Samsung Note 7 explosion in China stokes concern over new versions

A Chinese man has reported that a new Note 7 smartphone from Samsung Electronics exploded after he bought it this week, raising questions about whether the South Korean company’s problems with battery fires are spreading to newer versions of the premium device.

The company announced September 2 that it would replace all 2.5 million phones sold globally at that point. Samsung also said it had uncovered the cause of the battery fires and that it was certain new phones would not have the same flaws.

The 25-year-old customer, Hui Renjie, said his Note 7 exploded Monday morning, less than 24 hours after he got it delivered from the e-commerce website He said the incident caused minor injuries to two of his fingers and burned his Apple MacBook. A Samsung representative visited him soon afterward and asked to take away the phone, he said, but he declined the offer because he did not trust the company to reveal the reason for the fire, and plans to publicise the issue.

“We are currently contacting the customer and will conduct a thorough examination of the device in question once we receive it,” the Korean company said.
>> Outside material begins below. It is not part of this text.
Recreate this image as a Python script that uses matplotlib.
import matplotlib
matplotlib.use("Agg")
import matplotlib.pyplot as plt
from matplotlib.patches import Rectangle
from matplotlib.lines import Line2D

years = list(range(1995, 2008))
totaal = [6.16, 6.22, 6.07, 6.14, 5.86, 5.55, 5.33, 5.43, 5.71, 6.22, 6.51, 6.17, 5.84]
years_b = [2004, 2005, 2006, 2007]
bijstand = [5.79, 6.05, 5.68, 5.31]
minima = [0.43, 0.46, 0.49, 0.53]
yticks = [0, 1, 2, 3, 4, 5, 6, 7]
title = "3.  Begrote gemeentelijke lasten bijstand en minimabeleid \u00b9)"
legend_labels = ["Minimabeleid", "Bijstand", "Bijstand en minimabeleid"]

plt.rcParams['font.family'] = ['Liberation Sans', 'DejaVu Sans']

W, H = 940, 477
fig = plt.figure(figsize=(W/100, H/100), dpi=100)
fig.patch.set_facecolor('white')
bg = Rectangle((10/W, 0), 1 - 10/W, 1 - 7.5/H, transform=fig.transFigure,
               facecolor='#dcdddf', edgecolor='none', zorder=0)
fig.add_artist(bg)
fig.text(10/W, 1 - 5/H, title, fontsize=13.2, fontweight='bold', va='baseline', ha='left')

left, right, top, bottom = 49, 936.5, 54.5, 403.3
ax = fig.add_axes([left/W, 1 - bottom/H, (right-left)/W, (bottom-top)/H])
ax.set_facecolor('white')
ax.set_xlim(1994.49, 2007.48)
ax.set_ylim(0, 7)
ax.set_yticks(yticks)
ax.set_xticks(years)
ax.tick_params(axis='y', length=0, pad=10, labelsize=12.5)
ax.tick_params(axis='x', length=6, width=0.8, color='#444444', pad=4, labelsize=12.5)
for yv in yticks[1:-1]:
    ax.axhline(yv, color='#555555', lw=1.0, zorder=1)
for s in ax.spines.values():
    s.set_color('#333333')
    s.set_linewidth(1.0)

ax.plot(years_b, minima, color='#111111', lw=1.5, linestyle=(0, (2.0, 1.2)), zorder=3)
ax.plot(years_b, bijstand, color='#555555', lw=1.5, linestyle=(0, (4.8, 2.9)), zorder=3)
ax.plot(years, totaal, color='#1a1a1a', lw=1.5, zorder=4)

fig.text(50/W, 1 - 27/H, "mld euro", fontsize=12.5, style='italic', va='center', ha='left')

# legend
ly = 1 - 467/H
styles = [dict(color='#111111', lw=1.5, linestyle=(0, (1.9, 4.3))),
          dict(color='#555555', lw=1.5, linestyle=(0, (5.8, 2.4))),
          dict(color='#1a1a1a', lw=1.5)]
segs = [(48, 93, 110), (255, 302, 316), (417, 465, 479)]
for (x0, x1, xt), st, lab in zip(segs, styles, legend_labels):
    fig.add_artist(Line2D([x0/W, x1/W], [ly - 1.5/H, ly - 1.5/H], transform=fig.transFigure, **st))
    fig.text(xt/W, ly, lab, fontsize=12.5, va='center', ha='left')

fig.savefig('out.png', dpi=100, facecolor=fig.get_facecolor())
Samsung has been engulfed in perhaps the worst crisis in its corporate history after Note 7 smartphones began to burst into flames just days after hitting the market in August.

The company said on Tuesday it has recovered more than 60 per cent of all Galaxy Note 7 smartphones sold in South Korea and the United States that have been recalled.

The latest China incident, however, raises the prospect that Samsung has battery problems with Note 7 phones now hitting the market, adding the risk of further recalls and potential brand damage. Analysts have estimated that the original recall would cost the company US$1 billion to $2bn.

The sporadic reports of phones bursting into flame are unlikely to do its business any favours in China, where it is already slipped out of the top five and lost market share Huawei Technologies, Xiaomi and other manufacturers.

Local media have also criticised the Korean company’s decision to mostly exclude the world’s largest smartphone arena from its global recall, saying that Note 7s sold there used different batteries that were not prone to overheating.

“Samsung’s business in China will only get worse,” said Greg Roh, an analyst at HMC Investment Securities in Seoul. “Samsung may have to sacrifice massive marketing costs in China to win back its customers.”

The original Note 7 fires came after Samsung decided to rush the device to market to take advantage of what Korean executives thought would be a mediocre iPhone 7 from Apple. Top executives were convinced the Note would dazzle consumers and they pushed suppliers to meet unusually tight deadlines, despite loads of new features, people familiar with the matter said.